Plotting code records
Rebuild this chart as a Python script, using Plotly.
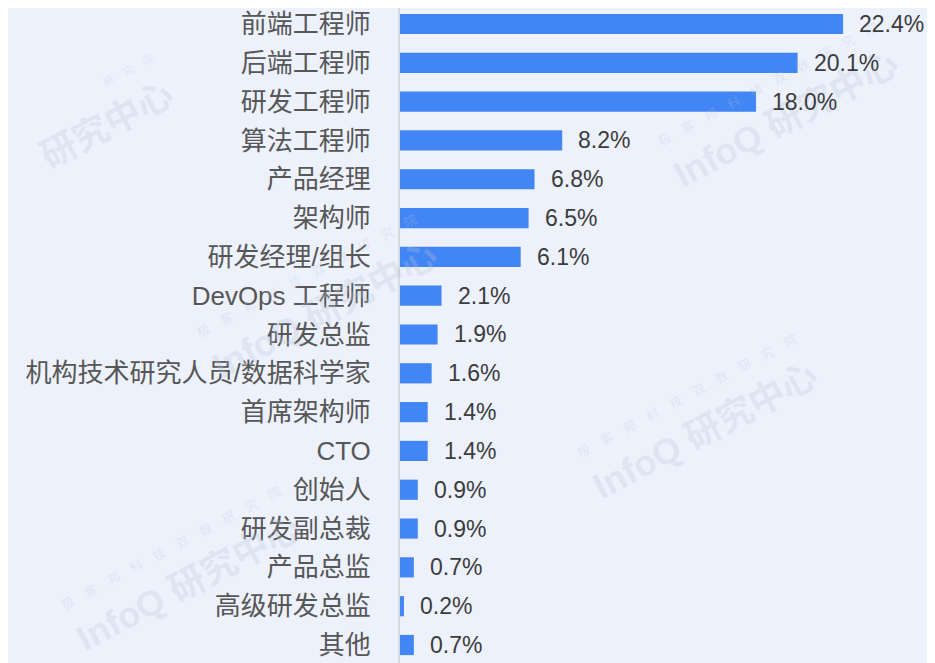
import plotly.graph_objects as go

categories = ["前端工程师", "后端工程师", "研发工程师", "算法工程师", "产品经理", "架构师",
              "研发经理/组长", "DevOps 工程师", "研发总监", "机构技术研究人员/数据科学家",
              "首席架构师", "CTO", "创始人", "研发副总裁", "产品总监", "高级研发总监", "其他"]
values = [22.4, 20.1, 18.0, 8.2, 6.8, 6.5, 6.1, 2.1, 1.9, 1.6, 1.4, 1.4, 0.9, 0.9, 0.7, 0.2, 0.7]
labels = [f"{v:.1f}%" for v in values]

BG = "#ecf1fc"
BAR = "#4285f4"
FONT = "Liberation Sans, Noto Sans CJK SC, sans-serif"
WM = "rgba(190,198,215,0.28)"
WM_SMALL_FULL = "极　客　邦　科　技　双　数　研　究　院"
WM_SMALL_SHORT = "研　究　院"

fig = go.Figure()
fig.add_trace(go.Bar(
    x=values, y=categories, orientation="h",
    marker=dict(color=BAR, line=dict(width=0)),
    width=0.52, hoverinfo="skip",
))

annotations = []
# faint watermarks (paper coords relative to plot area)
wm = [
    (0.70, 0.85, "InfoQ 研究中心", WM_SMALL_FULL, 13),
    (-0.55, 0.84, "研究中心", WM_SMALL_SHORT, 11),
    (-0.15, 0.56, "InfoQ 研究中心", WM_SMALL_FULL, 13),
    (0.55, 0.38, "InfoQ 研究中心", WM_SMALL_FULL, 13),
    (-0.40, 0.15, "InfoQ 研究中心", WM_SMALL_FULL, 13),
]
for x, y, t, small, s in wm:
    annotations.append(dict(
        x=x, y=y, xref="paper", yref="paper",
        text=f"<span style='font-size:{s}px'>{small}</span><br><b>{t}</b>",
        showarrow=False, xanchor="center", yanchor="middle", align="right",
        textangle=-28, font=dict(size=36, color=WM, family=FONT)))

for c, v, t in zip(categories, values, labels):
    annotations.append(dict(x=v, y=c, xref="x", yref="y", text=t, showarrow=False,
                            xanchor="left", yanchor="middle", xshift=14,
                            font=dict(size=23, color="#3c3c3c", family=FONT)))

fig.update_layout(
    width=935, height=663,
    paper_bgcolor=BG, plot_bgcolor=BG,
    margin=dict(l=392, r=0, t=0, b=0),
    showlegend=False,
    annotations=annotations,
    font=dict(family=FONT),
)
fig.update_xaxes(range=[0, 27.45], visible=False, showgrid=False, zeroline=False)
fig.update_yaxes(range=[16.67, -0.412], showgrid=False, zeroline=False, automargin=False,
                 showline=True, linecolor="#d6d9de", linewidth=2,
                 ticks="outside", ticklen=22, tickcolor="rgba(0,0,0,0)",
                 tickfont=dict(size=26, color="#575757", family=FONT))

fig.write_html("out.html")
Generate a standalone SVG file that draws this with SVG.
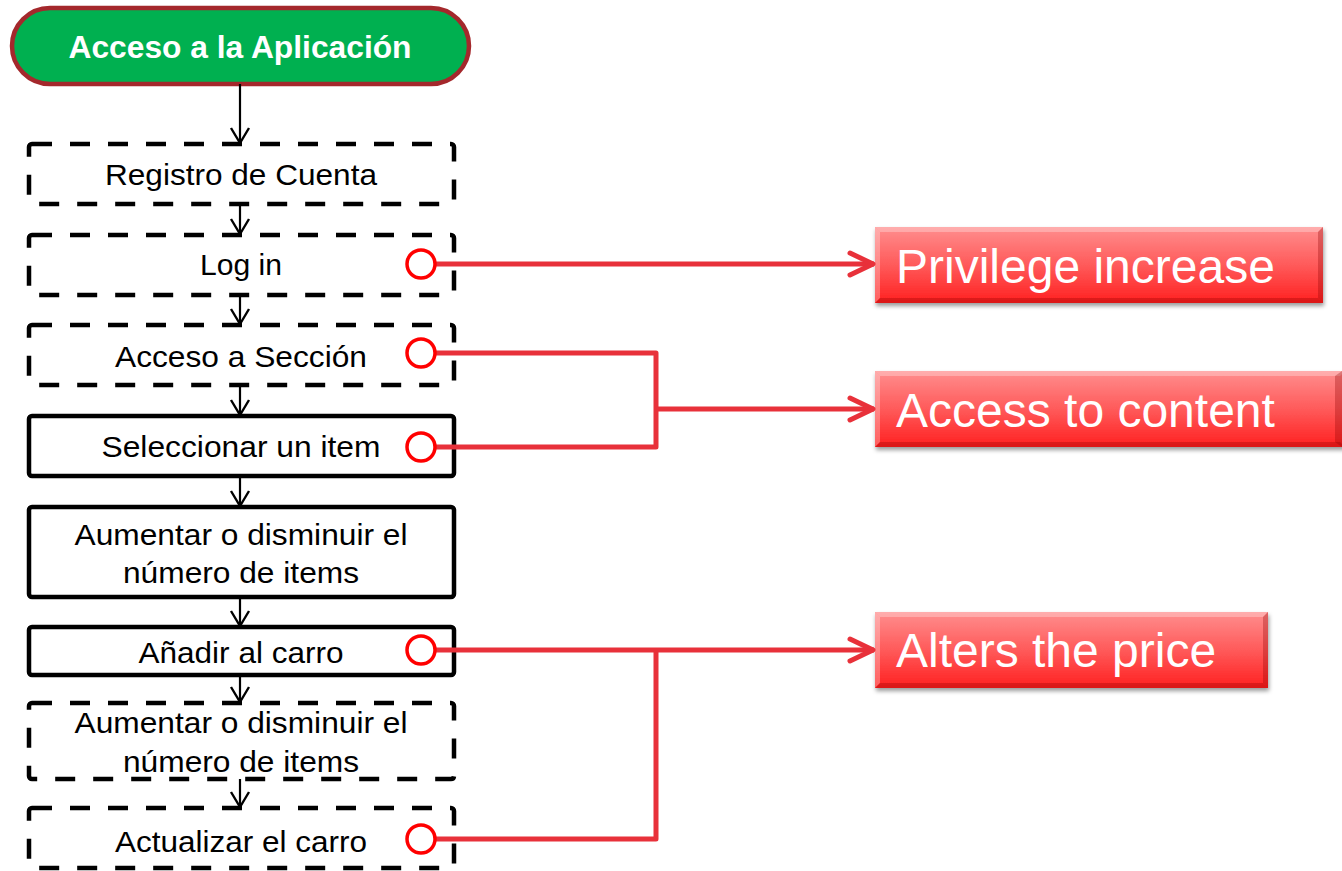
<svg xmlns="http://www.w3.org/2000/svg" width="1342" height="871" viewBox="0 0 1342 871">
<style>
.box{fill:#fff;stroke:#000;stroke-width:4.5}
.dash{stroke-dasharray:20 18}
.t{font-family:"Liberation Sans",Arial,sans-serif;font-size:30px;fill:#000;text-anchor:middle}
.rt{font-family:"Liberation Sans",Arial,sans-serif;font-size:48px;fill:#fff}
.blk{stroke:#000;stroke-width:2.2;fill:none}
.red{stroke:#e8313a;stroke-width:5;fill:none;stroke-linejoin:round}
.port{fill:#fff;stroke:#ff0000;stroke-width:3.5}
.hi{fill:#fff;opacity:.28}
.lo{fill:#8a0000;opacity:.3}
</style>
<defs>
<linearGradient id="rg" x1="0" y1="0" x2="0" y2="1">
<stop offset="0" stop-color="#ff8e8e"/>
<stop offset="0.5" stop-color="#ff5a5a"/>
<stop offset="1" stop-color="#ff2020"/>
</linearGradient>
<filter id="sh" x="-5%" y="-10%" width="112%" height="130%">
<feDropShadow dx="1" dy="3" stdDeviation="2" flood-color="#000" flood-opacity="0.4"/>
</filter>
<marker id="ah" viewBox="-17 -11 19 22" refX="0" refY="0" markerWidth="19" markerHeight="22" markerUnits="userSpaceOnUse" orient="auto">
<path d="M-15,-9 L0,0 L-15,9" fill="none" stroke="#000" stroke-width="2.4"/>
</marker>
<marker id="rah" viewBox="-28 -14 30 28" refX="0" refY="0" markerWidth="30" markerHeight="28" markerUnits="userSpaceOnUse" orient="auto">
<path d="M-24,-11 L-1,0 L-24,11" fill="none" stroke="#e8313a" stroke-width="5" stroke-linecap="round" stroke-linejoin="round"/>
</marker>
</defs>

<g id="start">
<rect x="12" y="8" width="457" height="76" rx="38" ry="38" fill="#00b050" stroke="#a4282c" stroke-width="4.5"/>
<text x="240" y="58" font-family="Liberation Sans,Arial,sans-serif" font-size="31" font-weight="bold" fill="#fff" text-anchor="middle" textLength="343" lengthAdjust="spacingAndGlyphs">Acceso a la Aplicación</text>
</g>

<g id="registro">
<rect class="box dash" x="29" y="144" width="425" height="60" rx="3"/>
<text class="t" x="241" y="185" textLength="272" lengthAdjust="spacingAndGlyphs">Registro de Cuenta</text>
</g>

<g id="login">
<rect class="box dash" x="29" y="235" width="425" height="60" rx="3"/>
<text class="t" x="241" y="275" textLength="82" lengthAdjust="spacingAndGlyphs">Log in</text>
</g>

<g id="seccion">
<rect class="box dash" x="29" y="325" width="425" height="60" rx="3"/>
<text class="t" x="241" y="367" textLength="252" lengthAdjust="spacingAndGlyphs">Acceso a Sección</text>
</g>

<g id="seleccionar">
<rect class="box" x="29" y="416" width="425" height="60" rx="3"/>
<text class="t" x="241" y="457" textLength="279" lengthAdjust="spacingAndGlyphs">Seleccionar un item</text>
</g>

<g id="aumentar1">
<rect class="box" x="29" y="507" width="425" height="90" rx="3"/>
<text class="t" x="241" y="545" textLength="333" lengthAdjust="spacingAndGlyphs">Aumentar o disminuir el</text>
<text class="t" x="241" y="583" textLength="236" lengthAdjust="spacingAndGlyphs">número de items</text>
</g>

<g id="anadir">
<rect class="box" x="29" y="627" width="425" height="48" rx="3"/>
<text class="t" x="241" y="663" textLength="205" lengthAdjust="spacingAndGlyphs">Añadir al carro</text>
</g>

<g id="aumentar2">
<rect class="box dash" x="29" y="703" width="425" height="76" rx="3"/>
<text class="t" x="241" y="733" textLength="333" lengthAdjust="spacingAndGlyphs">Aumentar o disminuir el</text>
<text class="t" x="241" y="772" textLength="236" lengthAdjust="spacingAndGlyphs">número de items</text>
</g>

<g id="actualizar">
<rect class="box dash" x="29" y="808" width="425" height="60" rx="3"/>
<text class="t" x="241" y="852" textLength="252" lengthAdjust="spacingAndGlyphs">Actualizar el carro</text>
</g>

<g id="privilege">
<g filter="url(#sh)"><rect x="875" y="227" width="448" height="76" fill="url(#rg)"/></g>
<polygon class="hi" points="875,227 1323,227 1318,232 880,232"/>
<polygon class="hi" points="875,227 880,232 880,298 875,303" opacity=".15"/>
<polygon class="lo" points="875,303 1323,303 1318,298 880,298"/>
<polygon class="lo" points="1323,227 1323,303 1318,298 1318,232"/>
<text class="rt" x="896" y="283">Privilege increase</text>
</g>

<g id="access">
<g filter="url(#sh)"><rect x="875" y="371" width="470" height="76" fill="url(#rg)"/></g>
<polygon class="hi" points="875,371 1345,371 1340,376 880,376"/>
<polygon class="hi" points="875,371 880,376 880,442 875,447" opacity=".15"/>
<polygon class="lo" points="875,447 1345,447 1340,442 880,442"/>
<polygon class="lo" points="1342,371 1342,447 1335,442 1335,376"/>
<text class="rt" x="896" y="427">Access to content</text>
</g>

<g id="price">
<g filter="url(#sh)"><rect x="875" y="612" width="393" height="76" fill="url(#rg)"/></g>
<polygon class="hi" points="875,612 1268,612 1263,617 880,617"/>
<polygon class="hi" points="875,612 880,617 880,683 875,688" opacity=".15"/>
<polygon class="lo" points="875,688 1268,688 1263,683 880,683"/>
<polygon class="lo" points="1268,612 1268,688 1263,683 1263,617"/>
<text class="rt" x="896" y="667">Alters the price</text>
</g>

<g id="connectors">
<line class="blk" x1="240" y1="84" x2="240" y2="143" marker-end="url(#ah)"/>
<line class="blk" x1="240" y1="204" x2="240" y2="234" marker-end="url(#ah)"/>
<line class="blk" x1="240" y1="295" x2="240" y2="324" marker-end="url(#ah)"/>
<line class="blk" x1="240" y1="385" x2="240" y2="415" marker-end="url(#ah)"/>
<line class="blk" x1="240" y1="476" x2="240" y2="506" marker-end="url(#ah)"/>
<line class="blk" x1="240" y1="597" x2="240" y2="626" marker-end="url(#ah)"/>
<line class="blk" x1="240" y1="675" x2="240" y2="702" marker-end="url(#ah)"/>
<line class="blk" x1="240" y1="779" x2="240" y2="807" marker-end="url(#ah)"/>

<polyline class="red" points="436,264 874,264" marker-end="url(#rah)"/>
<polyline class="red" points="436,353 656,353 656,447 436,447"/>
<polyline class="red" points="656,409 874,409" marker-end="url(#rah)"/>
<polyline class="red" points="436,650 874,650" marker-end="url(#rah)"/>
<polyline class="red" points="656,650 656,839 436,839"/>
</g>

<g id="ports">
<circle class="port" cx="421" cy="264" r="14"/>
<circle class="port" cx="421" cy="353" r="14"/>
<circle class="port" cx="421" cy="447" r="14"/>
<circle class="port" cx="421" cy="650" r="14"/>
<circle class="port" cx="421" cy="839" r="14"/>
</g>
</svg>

:: EXERCISE TASK ::
In the records above, locate the lines holding the word "this". Copy each of them.

:: FULL OUTPUT ::
Rebuild this chart as a Python script, using Plotly.
Generate a standalone SVG file that draws this with SVG.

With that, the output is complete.